Exercise
Repeat all of the material below exactly as written, images excluded.

Provided material

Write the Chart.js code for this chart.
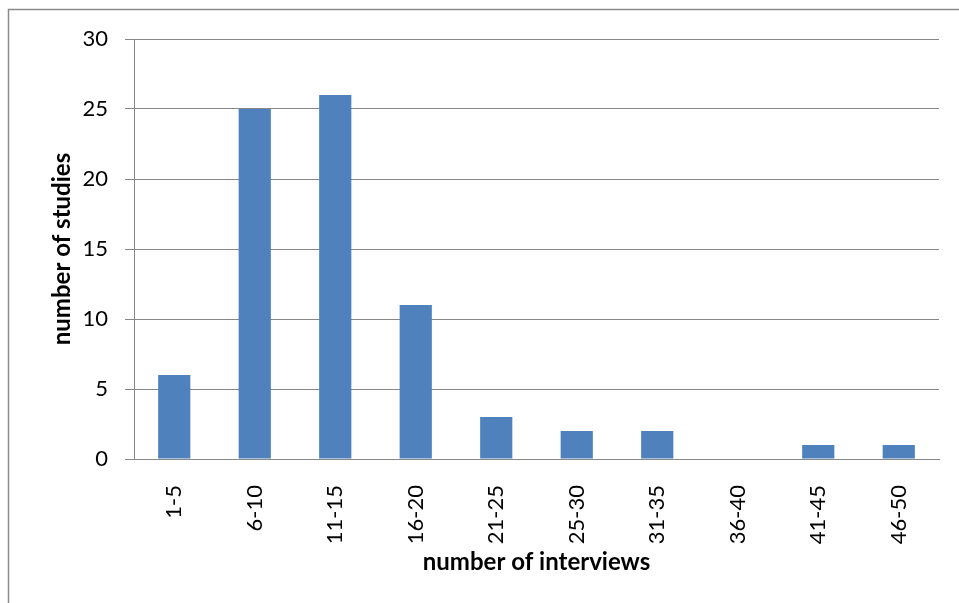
<!DOCTYPE html>
<html>
<head>
<meta charset="utf-8">
<script src="https://cdn.jsdelivr.net/npm/chart.js@4"></script>
<style>
  html, body { margin: 0; padding: 0; background: #fff; }
  #wrap { width: 959px; height: 603px; }
</style>
</head>
<body>
<div id="wrap"><canvas id="myChart" width="959" height="603"></canvas></div>
<script>
// interview count buckets and how many studies fall in each
const categories = ['1-5', '6-10', '11-15', '16-20', '21-25', '25-30', '31-35', '36-40', '41-45', '46-50'];
const studies = [6, 25, 26, 11, 3, 2, 2, 0, 1, 1];
const yTicks = [0, 5, 10, 15, 20, 25, 30];

const FONT = 'Lato, "DejaVu Sans", sans-serif';
const GRID = '#878787';

// thin frame around the whole chart
const frame = {
    id: 'frame',
    beforeDraw(chart) {
        const c = chart.ctx;
        c.save();
        c.strokeStyle = '#8a8a8a';
        c.lineWidth = 1.5;
        c.strokeRect(8.5, 9.5, 1200, 1200);
        c.restore();
    }
};

const ctx = document.getElementById('myChart').getContext('2d');
const myChart = new Chart(ctx, {
    type: 'bar',
    data: {
        labels: categories,
        datasets: [{
            label: 'number of studies',
            data: studies,
            backgroundColor: '#4F81BD',
            borderWidth: 0,
            barPercentage: 0.4,
            categoryPercentage: 1.0
        }]
    },
    options: {
        responsive: false,
        animation: false,
        layout: { padding: { left: 0, right: 20, top: 39, bottom: 0 } },
        plugins: {
            legend: { display: false },
            tooltip: { enabled: false }
        },
        scales: {
            x: {
                grid: { display: false },
                border: { display: true, color: GRID, width: 1 },
                ticks: {
                    color: '#000',
                    font: { family: FONT, size: 22 },
                    minRotation: 90,
                    maxRotation: 90,
                    padding: 18
                },
                title: {
                    display: true,
                    text: 'number of interviews',
                    color: '#000',
                    font: { family: FONT, size: 24, weight: 'bold' },
                    padding: { top: 0, bottom: 26 }
                },
                afterFit(scale) { scale.height = 144; }
            },
            y: {
                min: 0,
                max: 30,
                afterBuildTicks(scale) { scale.ticks = yTicks.map(v => ({ value: v })); },
                grid: { color: GRID, lineWidth: 1, tickLength: 9 },
                border: { display: true, color: GRID, width: 1 },
                ticks: {
                    color: '#000',
                    font: { family: FONT, size: 22 },
                    padding: 17
                },
                title: {
                    display: true,
                    text: 'number of studies',
                    color: '#000',
                    font: { family: FONT, size: 24, weight: 'bold' },
                    padding: { top: 48, bottom: 0 }
                },
                afterFit(scale) { scale.width = 134; }
            }
        }
    },
    plugins: [frame]
});
</script>
</body>
</html>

Answer for the task
Write the Chart.js code for this chart.
<!DOCTYPE html>
<html>
<head>
<meta charset="utf-8">
<script src="https://cdn.jsdelivr.net/npm/chart.js@4"></script>
<style>
  html, body { margin: 0; padding: 0; background: #fff; }
  #wrap { width: 959px; height: 603px; }
</style>
</head>
<body>
<div id="wrap"><canvas id="myChart" width="959" height="603"></canvas></div>
<script>
// interview count buckets and how many studies fall in each
const categories = ['1-5', '6-10', '11-15', '16-20', '21-25', '25-30', '31-35', '36-40', '41-45', '46-50'];
const studies = [6, 25, 26, 11, 3, 2, 2, 0, 1, 1];
const yTicks = [0, 5, 10, 15, 20, 25, 30];

const FONT = 'Lato, "DejaVu Sans", sans-serif';
const GRID = '#878787';

// thin frame around the whole chart
const frame = {
    id: 'frame',
    beforeDraw(chart) {
        const c = chart.ctx;
        c.save();
        c.strokeStyle = '#8a8a8a';
        c.lineWidth = 1.5;
        c.strokeRect(8.5, 9.5, 1200, 1200);
        c.restore();
    }
};

const ctx = document.getElementById('myChart').getContext('2d');
const myChart = new Chart(ctx, {
    type: 'bar',
    data: {
        labels: categories,
        datasets: [{
            label: 'number of studies',
            data: studies,
            backgroundColor: '#4F81BD',
            borderWidth: 0,
            barPercentage: 0.4,
            categoryPercentage: 1.0
        }]
    },
    options: {
        responsive: false,
        animation: false,
        layout: { padding: { left: 0, right: 20, top: 39, bottom: 0 } },
        plugins: {
            legend: { display: false },
            tooltip: { enabled: false }
        },
        scales: {
            x: {
                grid: { display: false },
                border: { display: true, color: GRID, width: 1 },
                ticks: {
                    color: '#000',
                    font: { family: FONT, size: 22 },
                    minRotation: 90,
                    maxRotation: 90,
                    padding: 18
                },
                title: {
                    display: true,
                    text: 'number of interviews',
                    color: '#000',
                    font: { family: FONT, size: 24, weight: 'bold' },
                    padding: { top: 0, bottom: 26 }
                },
                afterFit(scale) { scale.height = 144; }
            },
            y: {
                min: 0,
                max: 30,
                afterBuildTicks(scale) { scale.ticks = yTicks.map(v => ({ value: v })); },
                grid: { color: GRID, lineWidth: 1, tickLength: 9 },
                border: { display: true, color: GRID, width: 1 },
                ticks: {
                    color: '#000',
                    font: { family: FONT, size: 22 },
                    padding: 17
                },
                title: {
                    display: true,
                    text: 'number of studies',
                    color: '#000',
                    font: { family: FONT, size: 24, weight: 'bold' },
                    padding: { top: 48, bottom: 0 }
                },
                afterFit(scale) { scale.width = 134; }
            }
        }
    },
    plugins: [frame]
});
</script>
</body>
</html>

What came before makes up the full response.